Ancak, iyi istenç üzerine en dikkat çekici tartışmalar, Immanuel Kant tarafından yapılmıştır. Kant, modern felsefenin en etkili figürlerinden biri olup, iyi istenç kavramını etik teorisinin merkezine yerleştirmiştir. Onun felsefesinde, eylemlerin doğru olabilmesi için, eylemi gerçekleştiren kişinin niyetinin, yani içsel iradesinin “iyi” olması gerekmektedir. Kant, bir kişinin doğru eylemi yapmasının tek başına yeterli olmayacağını, bu eylemi doğru bir niyetle yapmasının gerektiğini savunur. O, “iyi istenç” (bonne volonté) kavramını, insanın ahlaki değerleri içselleştirmiş bir biçimde hareket etmesinin ön şartı olarak tanımlar.
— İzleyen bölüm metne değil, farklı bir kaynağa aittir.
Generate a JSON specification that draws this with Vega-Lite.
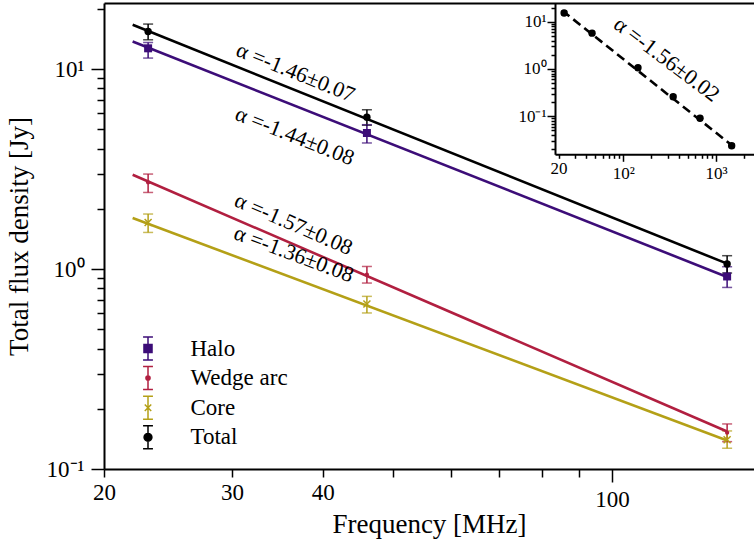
{
  "$schema": "https://vega.github.io/schema/vega-lite/v6.json",
  "autosize": {"type": "none"},
  "padding": {"left": 104, "top": 3, "right": 0, "bottom": 76},
  "width": 650,
  "height": 466,
  "background": "white",
  "datasets": {
    "points": [
      {"series": "Halo", "freq": 23, "flux": 12.7, "lo": 11.35, "hi": 13.58},
      {"series": "Halo", "freq": 46, "flux": 4.79, "lo": 4.27, "hi": 5.27},
      {"series": "Halo", "freq": 144, "flux": 0.918, "lo": 0.809, "hi": 1.027},
      {"series": "Wedge arc", "freq": 23, "flux": 2.71, "lo": 2.415, "hi": 2.985},
      {"series": "Wedge arc", "freq": 46, "flux": 0.937, "lo": 0.851, "hi": 1.03},
      {"series": "Wedge arc", "freq": 144, "flux": 0.152, "lo": 0.137, "hi": 0.168},
      {"series": "Core", "freq": 23, "flux": 1.71, "lo": 1.524, "hi": 1.884},
      {"series": "Core", "freq": 46, "flux": 0.668, "lo": 0.603, "hi": 0.73},
      {"series": "Core", "freq": 144, "flux": 0.14, "lo": 0.127, "hi": 0.155},
      {"series": "Total", "freq": 23, "flux": 15.4, "lo": 14.01, "hi": 16.79},
      {"series": "Total", "freq": 46, "flux": 5.75, "lo": 5.24, "hi": 6.26},
      {"series": "Total", "freq": 144, "flux": 1.06, "lo": 0.955, "hi": 1.166}
    ],
    "fits": [
      {"series": "Total", "freq": 21.9, "flux": 16.65},
      {"series": "Total", "freq": 144, "flux": 1.064},
      {"series": "Halo", "freq": 21.9, "flux": 13.74},
      {"series": "Halo", "freq": 144, "flux": 0.913},
      {"series": "Wedge arc", "freq": 21.9, "flux": 2.96},
      {"series": "Wedge arc", "freq": 144, "flux": 0.1539},
      {"series": "Core", "freq": 21.9, "flux": 1.8},
      {"series": "Core", "freq": 144, "flux": 0.1389}
    ],
    "inset_points": [
      {"freq": 23, "flux": 15.4, "lo": 14.0, "hi": 16.8},
      {"freq": 46, "flux": 5.75, "lo": 5.24, "hi": 6.26},
      {"freq": 144, "flux": 1.06, "lo": 0.955, "hi": 1.166},
      {"freq": 345, "flux": 0.259, "lo": 0.235, "hi": 0.283},
      {"freq": 672, "flux": 0.0903, "lo": 0.082, "hi": 0.099},
      {"freq": 1476, "flux": 0.0237, "lo": 0.0216, "hi": 0.026}
    ],
    "inset_fit": [
      {"freq": 22, "flux": 17.2},
      {"freq": 1600, "flux": 0.02145}
    ]
  },
  "config": {
    "font": "Liberation Serif",
    "view": {"stroke": null},
    "axis": {
      "grid": false,
      "labelFlush": false,
      "labelOverlap": false,
      "labelFont": "Liberation Serif",
      "titleFont": "Liberation Serif",
      "titleFontWeight": "normal",
      "titleLimit": 1000,
      "labelLimit": 1000,
      "labelColor": "#000000",
      "titleColor": "#000000",
      "tickColor": "#000000",
      "domainColor": "#000000",
      "tickWidth": 1.5,
      "domainWidth": 2
    },
    "legend": {"labelFont": "Liberation Serif"},
    "text": {"font": "Liberation Serif", "fontSize": 22, "color": "#000000"}
  },
  "resolve": {"scale": {"x": "independent", "y": "independent"}},
  "layer": [
    {
      "resolve": {"axis": {"x": "independent", "y": "independent"}},
      "layer": [
        {
          "data": {"name": "points"},
          "mark": {"type": "rule", "strokeWidth": 1.5},
          "encoding": {
            "x": {
              "field": "freq", "type": "quantitative",
              "scale": {"type": "log", "domain": [20, 156.8], "nice": false},
              "axis": {
                "orient": "bottom", "values": [100], "format": "d",
                "tickSize": 13, "labelFontSize": 23, "labelPadding": 6,
                "title": "Frequency [MHz]", "titleFontSize": 27, "titlePadding": 0
              }
            },
            "y": {
              "field": "lo", "type": "quantitative",
              "scale": {"type": "log", "domain": [0.1, 21.4], "nice": false},
              "axis": {
                "orient": "left", "values": [0.1, 1, 10],
                "labelExpr": "datum.value < 0.5 ? '10⁻¹' : (datum.value < 5 ? '10⁰' : '10¹')",
                "tickSize": 13, "labelFontSize": 23, "labelPadding": 7,
                "title": "Total flux density [Jy]", "titleFontSize": 27, "titlePadding": 13
              }
            },
            "y2": {"field": "hi"},
            "color": {
              "field": "series", "type": "nominal", "legend": null,
              "scale": {"domain": ["Total", "Halo", "Wedge arc", "Core"], "range": ["#000000", "#3c0d78", "#b11f40", "#b4a017"]}
            }
          }
        },
        {
          "data": {"name": "points"},
          "mark": {"type": "tick", "orient": "horizontal", "size": 10, "thickness": 1.5},
          "encoding": {
            "x": {
              "field": "freq", "type": "quantitative",
              "axis": {"orient": "top", "ticks": false, "labels": false, "domain": true, "title": null}
            },
            "y": {"field": "lo", "type": "quantitative", "axis": null},
            "color": {"field": "series", "type": "nominal", "legend": null}
          }
        },
        {
          "data": {"name": "points"},
          "mark": {"type": "tick", "orient": "horizontal", "size": 10, "thickness": 1.5},
          "encoding": {
            "x": {"field": "freq", "type": "quantitative", "axis": null},
            "y": {"field": "hi", "type": "quantitative", "axis": null},
            "color": {"field": "series", "type": "nominal", "legend": null}
          }
        },
        {
          "data": {"name": "fits"},
          "mark": {"type": "line", "strokeWidth": 2.6},
          "encoding": {
            "x": {
              "field": "freq", "type": "quantitative",
              "axis": {
                "orient": "bottom", "values": [20, 30, 40, 50, 60, 70, 80, 90],
                "labelExpr": "datum.value <= 40 ? format(datum.value, 'd') : ''",
                "tickSize": 8, "labelFontSize": 23, "labelPadding": 4, "domain": false, "title": null
              }
            },
            "y": {
              "field": "flux", "type": "quantitative",
              "axis": {
                "orient": "left",
                "values": [0.2, 0.3, 0.4, 0.5, 0.6, 0.7, 0.8, 0.9, 2, 3, 4, 5, 6, 7, 8, 9, 20],
                "labels": false, "tickSize": 7, "domain": false, "title": null
              }
            },
            "color": {"field": "series", "type": "nominal", "legend": null}
          }
        },
        {
          "data": {"name": "points"},
          "transform": [{"filter": "datum.series == 'Halo'"}],
          "mark": {"type": "point", "shape": "square", "filled": true, "size": 64, "opacity": 1},
          "encoding": {
            "x": {"field": "freq", "type": "quantitative", "axis": null},
            "y": {"field": "flux", "type": "quantitative", "axis": null},
            "color": {"field": "series", "type": "nominal", "legend": null}
          }
        },
        {
          "data": {"name": "points"},
          "transform": [{"filter": "datum.series == 'Wedge arc'"}],
          "mark": {"type": "point", "shape": "circle", "filled": true, "size": 18, "opacity": 1},
          "encoding": {
            "x": {"field": "freq", "type": "quantitative", "axis": null},
            "y": {"field": "flux", "type": "quantitative", "axis": null},
            "color": {"field": "series", "type": "nominal", "legend": null}
          }
        },
        {
          "data": {"name": "points"},
          "transform": [{"filter": "datum.series == 'Core'"}],
          "mark": {"type": "point", "shape": "M-1,-1L1,1M-1,1L1,-1", "filled": false, "size": 49, "strokeWidth": 1.5, "opacity": 1},
          "encoding": {
            "x": {"field": "freq", "type": "quantitative", "axis": null},
            "y": {"field": "flux", "type": "quantitative", "axis": null},
            "color": {"field": "series", "type": "nominal", "legend": null}
          }
        },
        {
          "data": {"name": "points"},
          "transform": [{"filter": "datum.series == 'Total'"}],
          "mark": {"type": "point", "shape": "circle", "filled": true, "size": 55, "opacity": 1},
          "encoding": {
            "x": {"field": "freq", "type": "quantitative", "axis": null},
            "y": {"field": "flux", "type": "quantitative", "axis": null},
            "color": {"field": "series", "type": "nominal", "legend": null}
          }
        },
        {
          "data": {"name": "points"},
          "transform": [{"filter": "false"}],
          "mark": {"type": "point", "filled": true},
          "encoding": {
            "x": {"field": "freq", "type": "quantitative", "axis": null},
            "y": {"field": "flux", "type": "quantitative", "axis": null},
            "shape": {
              "field": "series", "type": "nominal",
              "scale": {
                "domain": ["Halo", "Wedge arc", "Core", "Total"],
                "range": [
                  "M-0.43,-1H0.43M0,-1V1M-0.43,1H0.43M-0.35,-0.35H0.35V0.35H-0.35Z",
                  "M-0.43,-1H0.43M0,-1V1M-0.43,1H0.43M-0.18,0A0.18,0.18,0,1,0,0.18,0A0.18,0.18,0,1,0,-0.18,0Z",
                  "M-0.43,-1H0.43M0,-1V1M-0.43,1H0.43M-0.28,-0.28L0.28,0.28M-0.28,0.28L0.28,-0.28",
                  "M-0.43,-1H0.43M0,-1V1M-0.43,1H0.43M-0.34,0A0.34,0.34,0,1,0,0.34,0A0.34,0.34,0,1,0,-0.34,0Z"
                ]
              },
              "legend": {
                "orient": "none", "legendX": 31.5, "legendY": 333, "title": null,
                "padding": 0, "labelFont": "Liberation Serif", "labelFontSize": 23, "labelColor": "#000000",
                "symbolSize": 529, "symbolStrokeWidth": 1.5, "symbolOpacity": 1,
                "rowPadding": 0.6, "labelOffset": 30
              }
            },
            "fill": {
              "field": "series", "type": "nominal",
              "scale": {"domain": ["Halo", "Wedge arc", "Core", "Total"], "range": ["#3c0d78", "#b11f40", "#b4a017", "#000000"]}
            },
            "stroke": {
              "field": "series", "type": "nominal",
              "scale": {"domain": ["Halo", "Wedge arc", "Core", "Total"], "range": ["#3c0d78", "#b11f40", "#b4a017", "#000000"]}
            }
          }
        },
        {
          "data": {"values": [{"label": "α =-1.46±0.07", "freq": 36.7, "flux": 9.64}]},
          "mark": {"type": "text", "font": "Liberation Serif", "fontSize": 22, "angle": 22, "align": "center", "baseline": "middle"},
          "encoding": {
            "x": {"field": "freq", "type": "quantitative", "axis": null},
            "y": {"field": "flux", "type": "quantitative", "axis": null},
            "text": {"field": "label"}
          }
        },
        {
          "data": {"values": [{"label": "α =-1.44±0.08", "freq": 36.6, "flux": 4.63}]},
          "mark": {"type": "text", "font": "Liberation Serif", "fontSize": 22, "angle": 21.6, "align": "center", "baseline": "middle"},
          "encoding": {
            "x": {"field": "freq", "type": "quantitative", "axis": null},
            "y": {"field": "flux", "type": "quantitative", "axis": null},
            "text": {"field": "label"}
          }
        },
        {
          "data": {"values": [{"label": "α =-1.57±0.08", "freq": 36.47, "flux": 1.68}]},
          "mark": {"type": "text", "font": "Liberation Serif", "fontSize": 22, "angle": 23.4, "align": "center", "baseline": "middle"},
          "encoding": {
            "x": {"field": "freq", "type": "quantitative", "axis": null},
            "y": {"field": "flux", "type": "quantitative", "axis": null},
            "text": {"field": "label"}
          }
        },
        {
          "data": {"values": [{"label": "α =-1.36±0.08", "freq": 36.5, "flux": 1.19}]},
          "mark": {"type": "text", "font": "Liberation Serif", "fontSize": 22, "angle": 20.5, "align": "center", "baseline": "middle"},
          "encoding": {
            "x": {"field": "freq", "type": "quantitative", "axis": null},
            "y": {"field": "flux", "type": "quantitative", "axis": null},
            "text": {"field": "label"}
          }
        }
      ]
    },
    {
      "resolve": {"axis": {"x": "independent", "y": "independent"}},
      "layer": [
        {
          "data": {"name": "inset_points"},
          "mark": {"type": "rule", "strokeWidth": 1.5, "color": "#000000"},
          "encoding": {
            "x": {
              "field": "freq", "type": "quantitative",
              "scale": {"type": "log", "domain": [18.33, 2570], "range": [451, 650], "nice": false},
              "axis": {
                "orient": "bottom", "offset": -314.7, "values": [100, 1000],
                "labelExpr": "datum.value < 500 ? '10²' : '10³'",
                "tickSize": 7, "labelFontSize": 17, "labelPadding": 4, "title": null
              }
            },
            "y": {
              "field": "lo", "type": "quantitative",
              "scale": {"type": "log", "domain": [0.0156, 25.0], "range": [151.3, 0], "nice": false},
              "axis": {
                "orient": "left", "offset": -451, "values": [0.1, 1, 10],
                "labelExpr": "datum.value < 0.5 ? '10⁻¹' : (datum.value < 5 ? '10⁰' : '10¹')",
                "tickSize": 8, "labelFontSize": 17, "labelPadding": 1, "title": null
              }
            },
            "y2": {"field": "hi"}
          }
        },
        {
          "data": {"name": "inset_points"},
          "mark": {"type": "tick", "orient": "horizontal", "size": 6, "thickness": 1.5, "color": "#000000"},
          "encoding": {
            "x": {"field": "freq", "type": "quantitative", "axis": null},
            "y": {"field": "lo", "type": "quantitative", "axis": null}
          }
        },
        {
          "data": {"name": "inset_points"},
          "mark": {"type": "tick", "orient": "horizontal", "size": 6, "thickness": 1.5, "color": "#000000"},
          "encoding": {
            "x": {"field": "freq", "type": "quantitative", "axis": null},
            "y": {"field": "hi", "type": "quantitative", "axis": null}
          }
        },
        {
          "data": {"name": "inset_fit"},
          "mark": {"type": "line", "strokeWidth": 2.6, "strokeDash": [9, 5], "color": "#000000"},
          "encoding": {
            "x": {
              "field": "freq", "type": "quantitative",
              "axis": {
                "orient": "bottom", "offset": -314.7,
                "values": [20, 30, 40, 50, 60, 70, 80, 90, 200, 300, 400, 500, 600, 700, 800, 900, 2000],
                "labelExpr": "datum.value == 20 ? '20' : ''",
                "tickSize": 4, "labelFontSize": 17, "labelPadding": 2, "domain": false, "title": null
              }
            },
            "y": {
              "field": "flux", "type": "quantitative",
              "axis": {
                "orient": "left", "offset": -451,
                "values": [0.02, 0.03, 0.04, 0.05, 0.06, 0.07, 0.08, 0.09, 0.2, 0.3, 0.4, 0.5, 0.6, 0.7, 0.8, 0.9, 2, 3, 4, 5, 6, 7, 8, 9, 20],
                "labels": false, "tickSize": 4, "domain": false, "title": null
              }
            }
          }
        },
        {
          "data": {"name": "inset_points"},
          "mark": {"type": "point", "shape": "circle", "filled": true, "size": 55, "color": "#000000", "opacity": 1},
          "encoding": {
            "x": {"field": "freq", "type": "quantitative", "axis": null},
            "y": {"field": "flux", "type": "quantitative", "axis": null}
          }
        },
        {
          "data": {"values": [{"label": "α =-1.56±0.02", "freq": 294, "flux": 1.61}]},
          "mark": {"type": "text", "font": "Liberation Serif", "fontSize": 22, "angle": 37, "align": "center", "baseline": "middle"},
          "encoding": {
            "x": {"field": "freq", "type": "quantitative", "axis": null},
            "y": {"field": "flux", "type": "quantitative", "axis": null},
            "text": {"field": "label"}
          }
        }
      ]
    }
  ]
}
Kant’a Göre İyi İstenç ve Ahlaki Yükümlülük
Kant’a göre, iyi istenç, insanın içsel motivasyonlarıyla ilgilidir ve bu motivasyonların başında ahlaki yükümlülükler yer alır. Kant’ın en ünlü etik ilkelerinden biri olan “kategorik imperatif” ise, kişinin eylemlerini evrensel bir yasa gibi düşünmesini öngörür. Yani, bir kişi doğru bir şey yaparken, bunu sadece kendi faydasını gözeterek değil, başkaları için de geçerli olacak şekilde yapmalıdır. İyi istenç burada, ahlaki yasaya uygun olarak eylemde bulunma amacını taşır. Kant, bireyin içsel olarak doğruyu istemesinin, dışsal ödüllere veya cezalara bağlı olmamalı olduğunu savunur. Buradaki temel nokta, insanın eylemlerinin sadece dışsal faktörlerden değil, onun içsel ahlaki değerlerinden beslenmesidir.
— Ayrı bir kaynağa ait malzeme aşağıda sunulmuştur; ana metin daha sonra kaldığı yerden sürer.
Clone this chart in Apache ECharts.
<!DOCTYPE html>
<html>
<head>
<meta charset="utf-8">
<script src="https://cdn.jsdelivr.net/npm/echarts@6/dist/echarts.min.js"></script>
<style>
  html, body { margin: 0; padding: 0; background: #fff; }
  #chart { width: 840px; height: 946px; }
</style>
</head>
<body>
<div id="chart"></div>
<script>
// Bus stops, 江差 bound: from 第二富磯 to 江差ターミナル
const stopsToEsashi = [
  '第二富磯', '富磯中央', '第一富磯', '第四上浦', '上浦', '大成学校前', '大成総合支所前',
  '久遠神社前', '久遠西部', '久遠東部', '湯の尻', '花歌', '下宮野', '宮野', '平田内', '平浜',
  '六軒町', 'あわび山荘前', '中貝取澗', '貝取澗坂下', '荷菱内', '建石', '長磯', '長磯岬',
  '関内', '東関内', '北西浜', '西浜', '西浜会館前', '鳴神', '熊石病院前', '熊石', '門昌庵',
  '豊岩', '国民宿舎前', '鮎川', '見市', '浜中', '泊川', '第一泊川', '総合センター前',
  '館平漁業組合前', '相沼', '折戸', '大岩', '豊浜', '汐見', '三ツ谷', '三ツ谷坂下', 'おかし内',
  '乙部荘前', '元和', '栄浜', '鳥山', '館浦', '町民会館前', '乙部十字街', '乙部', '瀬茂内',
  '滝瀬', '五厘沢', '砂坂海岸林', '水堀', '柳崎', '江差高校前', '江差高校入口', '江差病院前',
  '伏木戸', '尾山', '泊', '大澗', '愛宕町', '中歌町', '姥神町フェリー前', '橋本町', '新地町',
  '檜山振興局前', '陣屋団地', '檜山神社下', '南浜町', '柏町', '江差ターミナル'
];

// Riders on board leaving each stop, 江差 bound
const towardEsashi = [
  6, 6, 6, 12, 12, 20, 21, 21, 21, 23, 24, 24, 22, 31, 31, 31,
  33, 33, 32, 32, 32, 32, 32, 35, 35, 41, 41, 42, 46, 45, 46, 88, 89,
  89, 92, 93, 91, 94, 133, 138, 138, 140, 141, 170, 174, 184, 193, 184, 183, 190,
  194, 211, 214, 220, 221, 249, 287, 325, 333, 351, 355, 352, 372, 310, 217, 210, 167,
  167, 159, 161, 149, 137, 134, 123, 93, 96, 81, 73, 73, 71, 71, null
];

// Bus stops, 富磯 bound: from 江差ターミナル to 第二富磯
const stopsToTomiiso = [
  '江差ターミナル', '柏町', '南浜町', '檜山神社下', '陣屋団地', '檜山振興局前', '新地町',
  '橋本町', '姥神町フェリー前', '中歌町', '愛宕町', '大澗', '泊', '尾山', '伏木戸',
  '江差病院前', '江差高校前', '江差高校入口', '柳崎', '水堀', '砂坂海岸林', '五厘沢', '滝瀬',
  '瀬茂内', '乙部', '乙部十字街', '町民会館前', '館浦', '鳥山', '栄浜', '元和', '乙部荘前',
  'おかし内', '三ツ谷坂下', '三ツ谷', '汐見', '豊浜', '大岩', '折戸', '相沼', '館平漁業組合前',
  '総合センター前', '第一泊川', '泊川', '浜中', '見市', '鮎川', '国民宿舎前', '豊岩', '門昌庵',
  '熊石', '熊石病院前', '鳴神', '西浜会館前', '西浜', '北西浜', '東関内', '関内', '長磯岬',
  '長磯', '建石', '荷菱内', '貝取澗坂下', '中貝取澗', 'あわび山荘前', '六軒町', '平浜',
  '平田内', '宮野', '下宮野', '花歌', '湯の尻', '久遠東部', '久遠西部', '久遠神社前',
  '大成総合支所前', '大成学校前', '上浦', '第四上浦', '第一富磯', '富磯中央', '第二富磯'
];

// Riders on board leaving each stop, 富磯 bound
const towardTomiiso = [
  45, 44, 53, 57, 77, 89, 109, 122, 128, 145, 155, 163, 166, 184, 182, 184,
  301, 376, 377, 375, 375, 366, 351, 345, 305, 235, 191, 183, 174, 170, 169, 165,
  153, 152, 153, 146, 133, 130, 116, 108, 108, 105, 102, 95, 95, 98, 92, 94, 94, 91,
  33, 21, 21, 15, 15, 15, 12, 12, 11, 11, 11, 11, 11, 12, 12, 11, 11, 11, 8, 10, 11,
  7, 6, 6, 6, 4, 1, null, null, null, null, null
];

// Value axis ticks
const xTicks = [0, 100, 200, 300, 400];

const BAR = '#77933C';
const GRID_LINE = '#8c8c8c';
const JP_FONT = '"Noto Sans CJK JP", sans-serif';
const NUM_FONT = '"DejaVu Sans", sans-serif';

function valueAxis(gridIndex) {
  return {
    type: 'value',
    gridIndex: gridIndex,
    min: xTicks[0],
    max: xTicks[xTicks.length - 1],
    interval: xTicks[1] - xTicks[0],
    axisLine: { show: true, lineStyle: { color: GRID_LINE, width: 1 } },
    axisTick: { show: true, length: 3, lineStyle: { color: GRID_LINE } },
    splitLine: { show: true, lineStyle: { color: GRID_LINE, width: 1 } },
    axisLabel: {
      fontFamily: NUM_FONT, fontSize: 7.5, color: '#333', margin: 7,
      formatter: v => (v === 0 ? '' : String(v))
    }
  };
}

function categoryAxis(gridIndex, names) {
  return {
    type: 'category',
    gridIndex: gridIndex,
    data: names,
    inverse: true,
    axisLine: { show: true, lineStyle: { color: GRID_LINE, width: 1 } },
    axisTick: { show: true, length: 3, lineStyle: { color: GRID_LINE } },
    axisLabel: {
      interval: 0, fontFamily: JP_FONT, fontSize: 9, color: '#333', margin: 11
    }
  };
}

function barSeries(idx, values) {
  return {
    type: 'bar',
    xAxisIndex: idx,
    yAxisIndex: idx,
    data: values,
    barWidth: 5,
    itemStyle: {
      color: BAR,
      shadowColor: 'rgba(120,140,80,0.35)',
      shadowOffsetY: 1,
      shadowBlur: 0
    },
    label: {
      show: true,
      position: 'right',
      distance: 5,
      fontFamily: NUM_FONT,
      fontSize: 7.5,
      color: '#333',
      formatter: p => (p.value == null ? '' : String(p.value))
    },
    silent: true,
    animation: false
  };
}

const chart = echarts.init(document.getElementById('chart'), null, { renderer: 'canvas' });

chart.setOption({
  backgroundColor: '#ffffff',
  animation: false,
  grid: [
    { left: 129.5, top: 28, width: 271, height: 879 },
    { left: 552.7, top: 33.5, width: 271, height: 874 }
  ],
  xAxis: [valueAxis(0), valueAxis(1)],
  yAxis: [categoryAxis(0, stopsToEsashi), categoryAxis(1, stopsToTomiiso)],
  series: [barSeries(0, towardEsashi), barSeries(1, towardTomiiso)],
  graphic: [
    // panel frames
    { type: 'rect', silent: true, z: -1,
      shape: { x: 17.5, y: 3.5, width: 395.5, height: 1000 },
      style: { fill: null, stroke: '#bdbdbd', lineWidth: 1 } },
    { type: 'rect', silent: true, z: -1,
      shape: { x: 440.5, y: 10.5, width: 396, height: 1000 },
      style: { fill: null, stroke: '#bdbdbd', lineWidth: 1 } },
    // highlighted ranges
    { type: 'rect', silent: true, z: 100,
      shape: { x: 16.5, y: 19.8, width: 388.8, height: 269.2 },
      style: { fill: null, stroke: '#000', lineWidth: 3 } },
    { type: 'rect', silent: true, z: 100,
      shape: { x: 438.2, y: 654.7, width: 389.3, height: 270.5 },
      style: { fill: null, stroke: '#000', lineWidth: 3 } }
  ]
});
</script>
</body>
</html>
İyi İstenç ve Modern Felsefede Güncel Tartışmalar
Günümüz felsefesine geldiğimizde, iyi istenç hala önemli bir tartışma konusu olmaya devam etmektedir. Postmodernizmin etkisiyle birlikte, insanların “iyi” ve “doğru” kavramlarını kendi kültürel, toplumsal ve bireysel algıları çerçevesinde tanımladıkları görülür. Bu bağlamda, iyi istenç kavramı evrensel bir normdan ziyade, bireysel ve toplumsal faktörlerle şekillenen bir kavram haline gelir.
Özellikle, etik üzerine yapılan güncel akademik tartışmalarda, iyi istenç kavramının toplumsal sorumlulukla ilişkisi de sorgulanmaktadır. Toplumsal etik ve sosyal sorumluluk üzerine yapılan tartışmalar, bireylerin kişisel isteklerinin, toplumsal fayda ve adaletle nasıl birleştirilebileceği üzerine odaklanmaktadır. Bir kişi, bireysel olarak “iyi” istenç taşısa da, bu istenç tüm toplum için olumlu bir sonuç doğurmayabilir. Bu nedenle, iyi istenç sadece bireysel bir değer olarak değil, toplumsal bağlamda da değerlendirilen bir kavram haline gelmiştir.
Sonuç: İyi İstenç ve Etik Düşüncenin Evrimi
İyi istenç, tarihin farklı dönemlerinde çeşitli filozoflar tarafından farklı açılardan ele alınmıştır. Aristoteles’ten Kant’a, günümüz etik teorilerine kadar uzanan bu tartışmalar, insanın içsel niyetleri ve bu niyetlerin doğru eylemlerle birleşmesi gerekliliği üzerinde yoğunlaşmıştır. Kant’ın iyi istenç üzerine yaptığı vurgular, insanın yalnızca doğruyu yapmasının değil, doğruyu içtenlikle istemesinin önemini ortaya koyar. Ancak, günümüz dünyasında, iyi istenç kavramı sadece bireysel etikle sınırlı kalmayıp, toplumsal sorumluluk ve adalet bağlamında da incelenmektedir.
Bu derinlemesine düşünce, felsefi tartışmaların insan davranışları üzerindeki etkisini ve etik değerlerin evrimini anlamamıza yardımcı olur. Bugün, iyi istenç kavramını sadece kişisel ahlaki gelişimle değil, toplumsal ve kültürel bağlamda da değerlendirmek, onun ne kadar evrensel ve zamanla ne kadar değişebilen bir kavram olduğunu gösteriyor.